Give back, exactly as it appears, the run of lines opening with the one containing "What matplotlib code" and closing with the one containing "plt.rcParams['font.family'] = ['Liberation". Nothing outside that run should appear.

--- start Record list ---

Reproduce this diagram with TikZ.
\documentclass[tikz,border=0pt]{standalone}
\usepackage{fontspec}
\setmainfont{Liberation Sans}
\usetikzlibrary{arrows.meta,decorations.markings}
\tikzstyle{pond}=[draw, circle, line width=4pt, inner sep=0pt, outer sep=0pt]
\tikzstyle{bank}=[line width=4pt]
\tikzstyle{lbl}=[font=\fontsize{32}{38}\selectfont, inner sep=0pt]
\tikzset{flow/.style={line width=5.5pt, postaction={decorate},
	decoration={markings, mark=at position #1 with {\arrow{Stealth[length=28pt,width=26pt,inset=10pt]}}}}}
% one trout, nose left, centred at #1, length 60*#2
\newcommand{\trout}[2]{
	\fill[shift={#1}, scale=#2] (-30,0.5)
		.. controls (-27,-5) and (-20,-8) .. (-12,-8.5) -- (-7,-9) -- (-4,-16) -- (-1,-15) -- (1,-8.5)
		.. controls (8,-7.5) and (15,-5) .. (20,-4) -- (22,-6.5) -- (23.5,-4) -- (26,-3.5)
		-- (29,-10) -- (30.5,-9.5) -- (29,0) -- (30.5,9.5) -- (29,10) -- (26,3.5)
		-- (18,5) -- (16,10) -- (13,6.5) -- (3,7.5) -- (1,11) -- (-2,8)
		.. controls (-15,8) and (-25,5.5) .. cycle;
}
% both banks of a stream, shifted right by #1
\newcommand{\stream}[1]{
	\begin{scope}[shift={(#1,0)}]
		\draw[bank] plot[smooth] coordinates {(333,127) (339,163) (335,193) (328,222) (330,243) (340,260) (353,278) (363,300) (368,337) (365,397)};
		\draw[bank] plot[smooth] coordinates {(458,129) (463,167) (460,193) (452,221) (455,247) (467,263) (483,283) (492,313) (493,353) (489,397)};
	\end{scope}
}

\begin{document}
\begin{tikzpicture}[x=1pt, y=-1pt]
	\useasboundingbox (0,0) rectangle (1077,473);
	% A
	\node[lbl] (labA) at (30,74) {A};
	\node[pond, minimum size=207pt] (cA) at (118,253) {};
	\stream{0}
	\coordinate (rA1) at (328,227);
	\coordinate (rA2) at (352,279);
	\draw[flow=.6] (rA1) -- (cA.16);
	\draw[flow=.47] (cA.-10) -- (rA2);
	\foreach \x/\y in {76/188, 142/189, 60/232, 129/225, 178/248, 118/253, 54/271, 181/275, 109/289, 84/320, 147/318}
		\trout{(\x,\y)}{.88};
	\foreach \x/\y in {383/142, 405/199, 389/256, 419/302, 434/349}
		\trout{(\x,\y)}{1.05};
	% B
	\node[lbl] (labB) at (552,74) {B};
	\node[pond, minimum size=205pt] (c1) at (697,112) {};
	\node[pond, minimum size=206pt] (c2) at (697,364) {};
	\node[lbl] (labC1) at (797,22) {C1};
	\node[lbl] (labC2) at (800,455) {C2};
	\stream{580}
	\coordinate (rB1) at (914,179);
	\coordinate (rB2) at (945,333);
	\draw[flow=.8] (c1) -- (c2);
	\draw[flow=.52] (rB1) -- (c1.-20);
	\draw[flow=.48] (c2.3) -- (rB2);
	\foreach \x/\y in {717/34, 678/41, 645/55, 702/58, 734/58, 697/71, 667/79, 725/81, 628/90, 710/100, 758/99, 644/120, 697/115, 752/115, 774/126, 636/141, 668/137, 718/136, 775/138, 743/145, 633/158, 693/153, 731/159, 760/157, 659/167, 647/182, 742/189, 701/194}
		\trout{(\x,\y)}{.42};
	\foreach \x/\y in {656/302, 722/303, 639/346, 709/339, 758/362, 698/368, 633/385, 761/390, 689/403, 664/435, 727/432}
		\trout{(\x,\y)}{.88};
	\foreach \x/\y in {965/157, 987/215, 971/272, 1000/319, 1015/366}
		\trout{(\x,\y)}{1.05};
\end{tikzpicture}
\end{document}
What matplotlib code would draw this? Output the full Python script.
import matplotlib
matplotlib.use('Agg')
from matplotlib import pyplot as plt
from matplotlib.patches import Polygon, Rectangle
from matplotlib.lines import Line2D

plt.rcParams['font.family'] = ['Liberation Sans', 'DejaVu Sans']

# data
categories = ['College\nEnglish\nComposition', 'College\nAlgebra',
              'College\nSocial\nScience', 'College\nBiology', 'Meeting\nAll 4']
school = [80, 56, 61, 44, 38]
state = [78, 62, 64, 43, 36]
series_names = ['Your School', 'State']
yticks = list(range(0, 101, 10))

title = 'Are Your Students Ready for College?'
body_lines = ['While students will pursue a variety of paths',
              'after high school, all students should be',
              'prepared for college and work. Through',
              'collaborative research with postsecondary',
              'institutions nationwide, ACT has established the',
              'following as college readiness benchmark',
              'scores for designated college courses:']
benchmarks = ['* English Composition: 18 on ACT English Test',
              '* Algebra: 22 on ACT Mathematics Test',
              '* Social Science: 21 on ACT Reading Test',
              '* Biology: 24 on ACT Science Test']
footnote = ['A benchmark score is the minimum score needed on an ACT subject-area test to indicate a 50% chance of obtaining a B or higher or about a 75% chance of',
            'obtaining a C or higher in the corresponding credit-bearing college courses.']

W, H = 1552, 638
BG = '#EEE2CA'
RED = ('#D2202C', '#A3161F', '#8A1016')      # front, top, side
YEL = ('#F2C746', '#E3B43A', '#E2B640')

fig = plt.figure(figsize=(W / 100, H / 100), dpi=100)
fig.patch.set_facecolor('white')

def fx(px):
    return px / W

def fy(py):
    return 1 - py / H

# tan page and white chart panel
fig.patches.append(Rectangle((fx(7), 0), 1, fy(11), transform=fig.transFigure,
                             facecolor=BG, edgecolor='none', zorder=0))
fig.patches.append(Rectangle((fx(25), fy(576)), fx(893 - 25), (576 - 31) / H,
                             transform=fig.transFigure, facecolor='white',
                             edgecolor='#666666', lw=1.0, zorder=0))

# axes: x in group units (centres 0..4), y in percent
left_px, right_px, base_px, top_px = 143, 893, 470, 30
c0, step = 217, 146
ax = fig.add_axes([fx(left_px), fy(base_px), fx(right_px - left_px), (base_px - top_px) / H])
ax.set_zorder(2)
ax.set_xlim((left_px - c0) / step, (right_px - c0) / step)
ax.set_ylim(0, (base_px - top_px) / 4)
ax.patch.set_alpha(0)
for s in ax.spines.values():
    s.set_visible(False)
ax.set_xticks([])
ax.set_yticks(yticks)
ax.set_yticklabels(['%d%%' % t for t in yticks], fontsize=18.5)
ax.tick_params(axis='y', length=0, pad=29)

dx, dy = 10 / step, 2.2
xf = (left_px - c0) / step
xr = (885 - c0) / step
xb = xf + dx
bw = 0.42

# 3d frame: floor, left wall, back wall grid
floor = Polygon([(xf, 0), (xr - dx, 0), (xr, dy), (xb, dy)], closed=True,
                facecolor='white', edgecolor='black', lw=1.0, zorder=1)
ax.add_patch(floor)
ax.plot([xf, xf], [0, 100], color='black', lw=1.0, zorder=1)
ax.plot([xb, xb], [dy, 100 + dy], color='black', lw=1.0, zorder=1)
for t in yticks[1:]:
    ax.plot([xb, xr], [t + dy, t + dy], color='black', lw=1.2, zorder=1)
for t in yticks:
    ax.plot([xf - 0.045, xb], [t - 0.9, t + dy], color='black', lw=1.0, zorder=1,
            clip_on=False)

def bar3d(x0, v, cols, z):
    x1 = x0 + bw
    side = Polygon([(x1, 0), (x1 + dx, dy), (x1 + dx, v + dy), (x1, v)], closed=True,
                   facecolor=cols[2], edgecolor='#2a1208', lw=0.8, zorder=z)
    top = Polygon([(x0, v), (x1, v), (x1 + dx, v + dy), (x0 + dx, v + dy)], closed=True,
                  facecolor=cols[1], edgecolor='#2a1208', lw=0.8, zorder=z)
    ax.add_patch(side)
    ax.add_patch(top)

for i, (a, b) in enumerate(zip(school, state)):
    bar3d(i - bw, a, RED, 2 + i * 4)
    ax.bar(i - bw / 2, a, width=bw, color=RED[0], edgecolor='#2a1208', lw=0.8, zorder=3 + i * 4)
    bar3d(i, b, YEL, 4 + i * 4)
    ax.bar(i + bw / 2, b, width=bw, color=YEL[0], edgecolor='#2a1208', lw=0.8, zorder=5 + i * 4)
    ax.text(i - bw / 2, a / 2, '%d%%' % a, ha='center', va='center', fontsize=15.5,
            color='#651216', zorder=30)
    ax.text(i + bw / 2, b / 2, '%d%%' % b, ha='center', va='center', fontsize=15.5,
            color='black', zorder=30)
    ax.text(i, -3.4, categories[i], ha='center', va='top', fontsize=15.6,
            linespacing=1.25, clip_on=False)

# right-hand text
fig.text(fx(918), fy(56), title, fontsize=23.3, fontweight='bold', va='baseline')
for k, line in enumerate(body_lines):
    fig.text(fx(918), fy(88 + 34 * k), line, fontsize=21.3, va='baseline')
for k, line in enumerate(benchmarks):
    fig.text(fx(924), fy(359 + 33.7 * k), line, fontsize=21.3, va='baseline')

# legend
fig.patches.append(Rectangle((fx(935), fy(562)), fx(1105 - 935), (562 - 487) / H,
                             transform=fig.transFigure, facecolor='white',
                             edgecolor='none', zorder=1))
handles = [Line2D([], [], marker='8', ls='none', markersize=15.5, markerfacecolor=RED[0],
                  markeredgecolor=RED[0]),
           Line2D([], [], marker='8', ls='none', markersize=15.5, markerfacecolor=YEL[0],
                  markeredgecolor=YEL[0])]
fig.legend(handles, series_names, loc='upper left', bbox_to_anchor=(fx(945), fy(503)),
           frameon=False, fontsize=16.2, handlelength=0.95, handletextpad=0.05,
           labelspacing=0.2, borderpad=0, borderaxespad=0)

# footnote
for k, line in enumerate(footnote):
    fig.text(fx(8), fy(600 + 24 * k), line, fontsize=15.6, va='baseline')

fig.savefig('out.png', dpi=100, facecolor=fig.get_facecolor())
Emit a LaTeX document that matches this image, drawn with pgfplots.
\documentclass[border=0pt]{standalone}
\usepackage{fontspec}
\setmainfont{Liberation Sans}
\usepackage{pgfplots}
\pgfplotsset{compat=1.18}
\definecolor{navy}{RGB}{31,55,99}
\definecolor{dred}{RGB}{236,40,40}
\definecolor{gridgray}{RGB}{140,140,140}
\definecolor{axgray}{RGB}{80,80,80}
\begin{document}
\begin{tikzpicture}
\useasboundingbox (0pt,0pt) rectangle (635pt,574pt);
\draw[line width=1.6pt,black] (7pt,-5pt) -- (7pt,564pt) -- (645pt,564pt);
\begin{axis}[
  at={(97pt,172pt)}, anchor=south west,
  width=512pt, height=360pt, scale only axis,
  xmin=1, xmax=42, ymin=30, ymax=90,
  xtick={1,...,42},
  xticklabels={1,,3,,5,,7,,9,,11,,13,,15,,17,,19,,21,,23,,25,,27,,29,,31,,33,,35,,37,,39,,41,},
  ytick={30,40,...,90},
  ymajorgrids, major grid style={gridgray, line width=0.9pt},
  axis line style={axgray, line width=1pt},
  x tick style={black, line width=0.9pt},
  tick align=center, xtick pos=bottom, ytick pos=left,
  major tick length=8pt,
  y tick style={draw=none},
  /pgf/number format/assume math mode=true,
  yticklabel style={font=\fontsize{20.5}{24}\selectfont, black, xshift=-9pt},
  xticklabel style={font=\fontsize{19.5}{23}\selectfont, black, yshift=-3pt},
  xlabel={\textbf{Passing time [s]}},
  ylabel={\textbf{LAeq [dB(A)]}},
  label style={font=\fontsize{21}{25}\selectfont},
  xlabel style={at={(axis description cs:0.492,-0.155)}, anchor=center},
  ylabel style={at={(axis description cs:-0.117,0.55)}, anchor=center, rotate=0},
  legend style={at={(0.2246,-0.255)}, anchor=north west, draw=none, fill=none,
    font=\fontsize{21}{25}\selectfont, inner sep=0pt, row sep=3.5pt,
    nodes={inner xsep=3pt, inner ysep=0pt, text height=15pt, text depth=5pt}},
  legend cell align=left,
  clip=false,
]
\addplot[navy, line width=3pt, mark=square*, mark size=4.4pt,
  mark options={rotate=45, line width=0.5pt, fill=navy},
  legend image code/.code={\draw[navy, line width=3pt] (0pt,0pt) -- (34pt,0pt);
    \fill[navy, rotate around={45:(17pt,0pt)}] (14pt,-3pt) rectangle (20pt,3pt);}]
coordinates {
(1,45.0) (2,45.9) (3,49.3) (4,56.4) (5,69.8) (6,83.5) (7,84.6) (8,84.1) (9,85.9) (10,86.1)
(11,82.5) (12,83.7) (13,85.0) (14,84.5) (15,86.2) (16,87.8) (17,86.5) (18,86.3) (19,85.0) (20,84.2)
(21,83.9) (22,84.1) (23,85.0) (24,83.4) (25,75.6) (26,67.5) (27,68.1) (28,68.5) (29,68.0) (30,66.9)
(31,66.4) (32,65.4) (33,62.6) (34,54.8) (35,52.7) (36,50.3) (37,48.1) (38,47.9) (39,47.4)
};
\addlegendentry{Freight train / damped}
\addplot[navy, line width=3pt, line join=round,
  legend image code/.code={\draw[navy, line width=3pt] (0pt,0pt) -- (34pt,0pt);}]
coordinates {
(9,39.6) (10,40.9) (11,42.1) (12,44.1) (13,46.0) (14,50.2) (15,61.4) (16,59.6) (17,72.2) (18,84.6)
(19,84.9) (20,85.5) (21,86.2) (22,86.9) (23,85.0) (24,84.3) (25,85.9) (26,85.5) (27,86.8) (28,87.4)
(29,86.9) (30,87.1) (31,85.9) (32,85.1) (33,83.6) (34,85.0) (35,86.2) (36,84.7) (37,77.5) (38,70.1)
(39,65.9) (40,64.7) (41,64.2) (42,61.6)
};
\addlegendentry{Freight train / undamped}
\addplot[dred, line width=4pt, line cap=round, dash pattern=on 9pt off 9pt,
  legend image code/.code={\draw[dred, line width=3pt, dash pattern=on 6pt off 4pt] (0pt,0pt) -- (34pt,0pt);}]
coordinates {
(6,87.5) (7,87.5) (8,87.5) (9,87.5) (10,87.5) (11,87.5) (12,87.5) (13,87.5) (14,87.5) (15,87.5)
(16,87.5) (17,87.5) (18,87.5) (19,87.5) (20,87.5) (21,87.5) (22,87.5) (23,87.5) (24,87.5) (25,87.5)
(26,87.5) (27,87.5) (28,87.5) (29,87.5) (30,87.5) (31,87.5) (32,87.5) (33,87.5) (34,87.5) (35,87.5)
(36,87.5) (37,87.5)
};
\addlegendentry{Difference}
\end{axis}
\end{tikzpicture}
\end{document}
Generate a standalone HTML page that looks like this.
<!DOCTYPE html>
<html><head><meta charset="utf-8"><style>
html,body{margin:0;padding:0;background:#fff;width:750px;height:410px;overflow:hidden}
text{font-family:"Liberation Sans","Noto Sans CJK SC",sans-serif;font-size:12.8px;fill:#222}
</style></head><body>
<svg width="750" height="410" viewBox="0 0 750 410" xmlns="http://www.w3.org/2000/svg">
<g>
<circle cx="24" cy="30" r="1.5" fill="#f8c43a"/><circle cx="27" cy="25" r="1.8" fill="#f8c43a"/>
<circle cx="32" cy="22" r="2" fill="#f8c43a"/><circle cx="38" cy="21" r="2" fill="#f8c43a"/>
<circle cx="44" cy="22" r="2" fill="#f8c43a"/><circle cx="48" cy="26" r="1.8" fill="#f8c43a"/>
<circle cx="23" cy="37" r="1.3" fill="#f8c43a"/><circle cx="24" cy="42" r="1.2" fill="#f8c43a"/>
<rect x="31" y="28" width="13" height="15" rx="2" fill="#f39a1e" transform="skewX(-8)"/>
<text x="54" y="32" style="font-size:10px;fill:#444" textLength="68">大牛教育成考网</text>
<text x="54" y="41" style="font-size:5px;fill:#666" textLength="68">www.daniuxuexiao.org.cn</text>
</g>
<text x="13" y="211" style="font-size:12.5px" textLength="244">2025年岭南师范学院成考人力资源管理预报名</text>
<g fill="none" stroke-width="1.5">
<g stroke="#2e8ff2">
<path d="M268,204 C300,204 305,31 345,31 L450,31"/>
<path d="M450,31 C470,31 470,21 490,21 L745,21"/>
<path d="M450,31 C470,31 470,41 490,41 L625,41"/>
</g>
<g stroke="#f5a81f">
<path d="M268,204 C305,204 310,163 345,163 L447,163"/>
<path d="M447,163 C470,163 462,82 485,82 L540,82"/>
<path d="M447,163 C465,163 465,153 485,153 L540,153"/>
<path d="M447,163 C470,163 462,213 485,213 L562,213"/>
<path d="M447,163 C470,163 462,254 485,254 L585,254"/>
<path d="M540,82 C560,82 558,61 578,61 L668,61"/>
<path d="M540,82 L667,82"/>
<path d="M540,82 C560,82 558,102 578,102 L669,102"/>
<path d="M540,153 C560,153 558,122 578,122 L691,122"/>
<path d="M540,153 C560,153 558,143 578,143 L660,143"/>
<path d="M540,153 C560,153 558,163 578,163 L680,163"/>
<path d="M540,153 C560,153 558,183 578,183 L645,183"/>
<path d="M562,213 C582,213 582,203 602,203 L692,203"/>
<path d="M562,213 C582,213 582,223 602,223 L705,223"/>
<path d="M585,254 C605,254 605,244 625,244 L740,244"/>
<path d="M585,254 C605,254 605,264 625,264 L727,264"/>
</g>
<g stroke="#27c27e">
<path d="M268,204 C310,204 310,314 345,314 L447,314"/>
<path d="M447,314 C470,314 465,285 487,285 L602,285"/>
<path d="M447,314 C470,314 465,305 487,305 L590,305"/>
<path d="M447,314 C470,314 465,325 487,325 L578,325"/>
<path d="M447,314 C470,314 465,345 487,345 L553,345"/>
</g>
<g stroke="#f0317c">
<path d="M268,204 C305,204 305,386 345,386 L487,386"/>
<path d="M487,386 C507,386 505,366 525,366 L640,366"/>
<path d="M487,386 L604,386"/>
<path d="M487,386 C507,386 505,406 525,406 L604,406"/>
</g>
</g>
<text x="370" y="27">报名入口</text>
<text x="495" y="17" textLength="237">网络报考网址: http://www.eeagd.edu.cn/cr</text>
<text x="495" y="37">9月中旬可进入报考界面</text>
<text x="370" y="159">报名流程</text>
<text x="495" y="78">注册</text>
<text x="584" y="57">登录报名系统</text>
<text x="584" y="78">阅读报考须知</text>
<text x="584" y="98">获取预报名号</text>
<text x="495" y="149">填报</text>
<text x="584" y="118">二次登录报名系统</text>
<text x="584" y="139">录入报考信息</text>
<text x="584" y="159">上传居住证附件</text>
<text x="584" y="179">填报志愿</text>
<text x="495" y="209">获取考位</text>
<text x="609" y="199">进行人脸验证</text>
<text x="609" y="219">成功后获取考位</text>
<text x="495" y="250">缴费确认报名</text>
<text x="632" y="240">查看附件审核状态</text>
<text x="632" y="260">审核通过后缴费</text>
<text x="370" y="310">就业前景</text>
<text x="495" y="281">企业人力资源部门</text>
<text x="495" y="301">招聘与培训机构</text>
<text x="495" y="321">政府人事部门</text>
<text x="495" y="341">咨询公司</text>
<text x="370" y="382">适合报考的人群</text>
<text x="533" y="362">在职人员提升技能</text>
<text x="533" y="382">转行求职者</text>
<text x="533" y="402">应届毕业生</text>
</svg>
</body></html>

--- end Record list ---

▶ **Answer to the exercise**
What matplotlib code would draw this? Output the full Python script.
import matplotlib
matplotlib.use('Agg')
from matplotlib import pyplot as plt
from matplotlib.patches import Polygon, Rectangle
from matplotlib.lines import Line2D

plt.rcParams['font.family'] = ['Liberation Sans', 'DejaVu Sans']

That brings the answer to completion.